** Start Information shown **

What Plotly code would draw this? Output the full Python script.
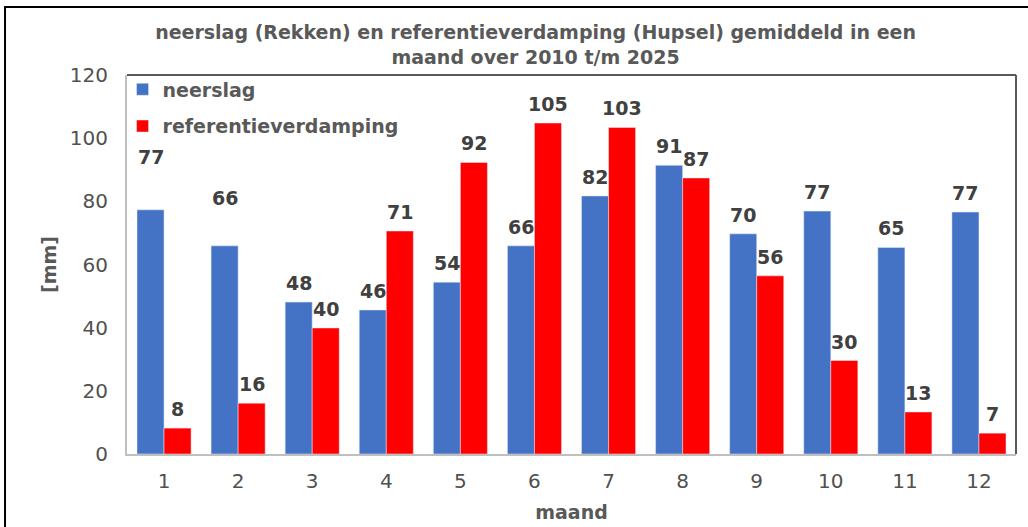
import plotly.graph_objects as go

months = list(range(1, 13))
neerslag = [77.3, 65.9, 48.1, 45.6, 54.4, 65.9, 81.7, 91.4, 69.7, 76.9, 65.4, 76.6]
verdamping = [8.2, 16.1, 39.9, 70.6, 92.3, 104.8, 103.4, 87.4, 56.4, 29.6, 13.3, 6.6]
# extra vertical offset (px) for labels that were moved up in the original
neerslag_label_lift = [34, 29, 0, 0, 0, 0, 0, 0, 0, 0, 0, 0]
verdamping_label_lift = [0] * 12

title_text = "neerslag (Rekken) en referentieverdamping (Hupsel) gemiddeld in een<br>maand over 2010 t/m 2025"

FONT = "DejaVu Sans"
GREY = "#595959"
DARK = "#404040"

fig = go.Figure()
fig.add_trace(go.Bar(x=months, y=neerslag, name="neerslag", marker_color="#4472C4",
                     legendgroup="a"))
fig.add_trace(go.Bar(x=months, y=verdamping, name="referentieverdamping", marker_color="#FF0000",
                     legendgroup="b"))

annotations = []
for series, lift, shift in ((neerslag, neerslag_label_lift, -13.5), (verdamping, verdamping_label_lift, 13.5)):
    for m, v, l in zip(months, series, lift):
        annotations.append(dict(x=m, y=v, xref="x", yref="y", text=f"{v:.0f}", showarrow=False,
                                xshift=shift, yshift=6 + l, yanchor="bottom",
                                font=dict(family=FONT, size=19, color=DARK, weight="bold")))

fig.update_layout(
    width=1028, height=527,
    margin=dict(l=127, r=12, t=75, b=73, autoexpand=False),
    paper_bgcolor="white", plot_bgcolor="white",
    barmode="group", bargap=0.27, bargroupgap=0,
    title=dict(text=title_text, x=0.521, xref="container", xanchor="center",
               y=0.926, yref="container", yanchor="top",
               font=dict(family=FONT, size=19, color=GREY, weight="bold")),
    legend=dict(x=-0.005, y=1.012, xanchor="left", yanchor="top", bgcolor="rgba(0,0,0,0)",
                font=dict(family=FONT, size=19, color=GREY, weight="bold"),
                tracegroupgap=9, itemwidth=30),
    xaxis=dict(range=[0.5, 12.5], tickmode="array", tickvals=months, ticktext=[str(m) for m in months],
               showgrid=False, showline=True, linecolor="#BFBFBF", linewidth=2, zeroline=False,
               ticks="", ticklabelstandoff=8, automargin=False,
               tickfont=dict(family=FONT, size=20, color="#505050"),
               title=dict(text="maand", standoff=14,
                          font=dict(family=FONT, size=19, color=GREY, weight="bold"))),
    yaxis=dict(range=[0, 120], dtick=20, showgrid=False, showline=True, linecolor="#BFBFBF",
               linewidth=2, zeroline=False, ticks="", ticklabelstandoff=13, automargin=False,
               tickfont=dict(family=FONT, size=20, color="#505050"),
               title=dict(text="[mm]", standoff=8,
                          font=dict(family=FONT, size=19, color=GREY, weight="bold"))),
    annotations=annotations,
    shapes=[
        dict(type="line", xref="x domain", yref="y domain", x0=0, x1=1, y0=1, y1=1,
             line=dict(color=GREY, width=2)),
        dict(type="line", xref="x domain", yref="y domain", x0=1, x1=1, y0=0, y1=1,
             line=dict(color=GREY, width=2)),
        dict(type="rect", xref="paper", yref="paper", x0=-0.1372, x1=1.05, y0=-0.3, y1=1.1794,
             line=dict(color="black", width=2), layer="below"),
    ],
)

fig.write_html("out.html", config={"displayModeBar": False},
               post_script="document.body.style.margin='0';")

** End Information shown **

*What is asked:*
Copy all the lines of data exactly as they appear, dropping any images.

*Written response:*
What Plotly code would draw this? Output the full Python script.
import plotly.graph_objects as go

months = list(range(1, 13))
neerslag = [77.3, 65.9, 48.1, 45.6, 54.4, 65.9, 81.7, 91.4, 69.7, 76.9, 65.4, 76.6]
verdamping = [8.2, 16.1, 39.9, 70.6, 92.3, 104.8, 103.4, 87.4, 56.4, 29.6, 13.3, 6.6]
# extra vertical offset (px) for labels that were moved up in the original
neerslag_label_lift = [34, 29, 0, 0, 0, 0, 0, 0, 0, 0, 0, 0]
verdamping_label_lift = [0] * 12

title_text = "neerslag (Rekken) en referentieverdamping (Hupsel) gemiddeld in een<br>maand over 2010 t/m 2025"

FONT = "DejaVu Sans"
GREY = "#595959"
DARK = "#404040"

fig = go.Figure()
fig.add_trace(go.Bar(x=months, y=neerslag, name="neerslag", marker_color="#4472C4",
                     legendgroup="a"))
fig.add_trace(go.Bar(x=months, y=verdamping, name="referentieverdamping", marker_color="#FF0000",
                     legendgroup="b"))

annotations = []
for series, lift, shift in ((neerslag, neerslag_label_lift, -13.5), (verdamping, verdamping_label_lift, 13.5)):
    for m, v, l in zip(months, series, lift):
        annotations.append(dict(x=m, y=v, xref="x", yref="y", text=f"{v:.0f}", showarrow=False,
                                xshift=shift, yshift=6 + l, yanchor="bottom",
                                font=dict(family=FONT, size=19, color=DARK, weight="bold")))

fig.update_layout(
    width=1028, height=527,
    margin=dict(l=127, r=12, t=75, b=73, autoexpand=False),
    paper_bgcolor="white", plot_bgcolor="white",
    barmode="group", bargap=0.27, bargroupgap=0,
    title=dict(text=title_text, x=0.521, xref="container", xanchor="center",
               y=0.926, yref="container", yanchor="top",
               font=dict(family=FONT, size=19, color=GREY, weight="bold")),
    legend=dict(x=-0.005, y=1.012, xanchor="left", yanchor="top", bgcolor="rgba(0,0,0,0)",
                font=dict(family=FONT, size=19, color=GREY, weight="bold"),
                tracegroupgap=9, itemwidth=30),
    xaxis=dict(range=[0.5, 12.5], tickmode="array", tickvals=months, ticktext=[str(m) for m in months],
               showgrid=False, showline=True, linecolor="#BFBFBF", linewidth=2, zeroline=False,
               ticks="", ticklabelstandoff=8, automargin=False,
               tickfont=dict(family=FONT, size=20, color="#505050"),
               title=dict(text="maand", standoff=14,
                          font=dict(family=FONT, size=19, color=GREY, weight="bold"))),
    yaxis=dict(range=[0, 120], dtick=20, showgrid=False, showline=True, linecolor="#BFBFBF",
               linewidth=2, zeroline=False, ticks="", ticklabelstandoff=13, automargin=False,
               tickfont=dict(family=FONT, size=20, color="#505050"),
               title=dict(text="[mm]", standoff=8,
                          font=dict(family=FONT, size=19, color=GREY, weight="bold"))),
    annotations=annotations,
    shapes=[
        dict(type="line", xref="x domain", yref="y domain", x0=0, x1=1, y0=1, y1=1,
             line=dict(color=GREY, width=2)),
        dict(type="line", xref="x domain", yref="y domain", x0=1, x1=1, y0=0, y1=1,
             line=dict(color=GREY, width=2)),
        dict(type="rect", xref="paper", yref="paper", x0=-0.1372, x1=1.05, y0=-0.3, y1=1.1794,
             line=dict(color="black", width=2), layer="below"),
    ],
)

fig.write_html("out.html", config={"displayModeBar": False},
               post_script="document.body.style.margin='0';")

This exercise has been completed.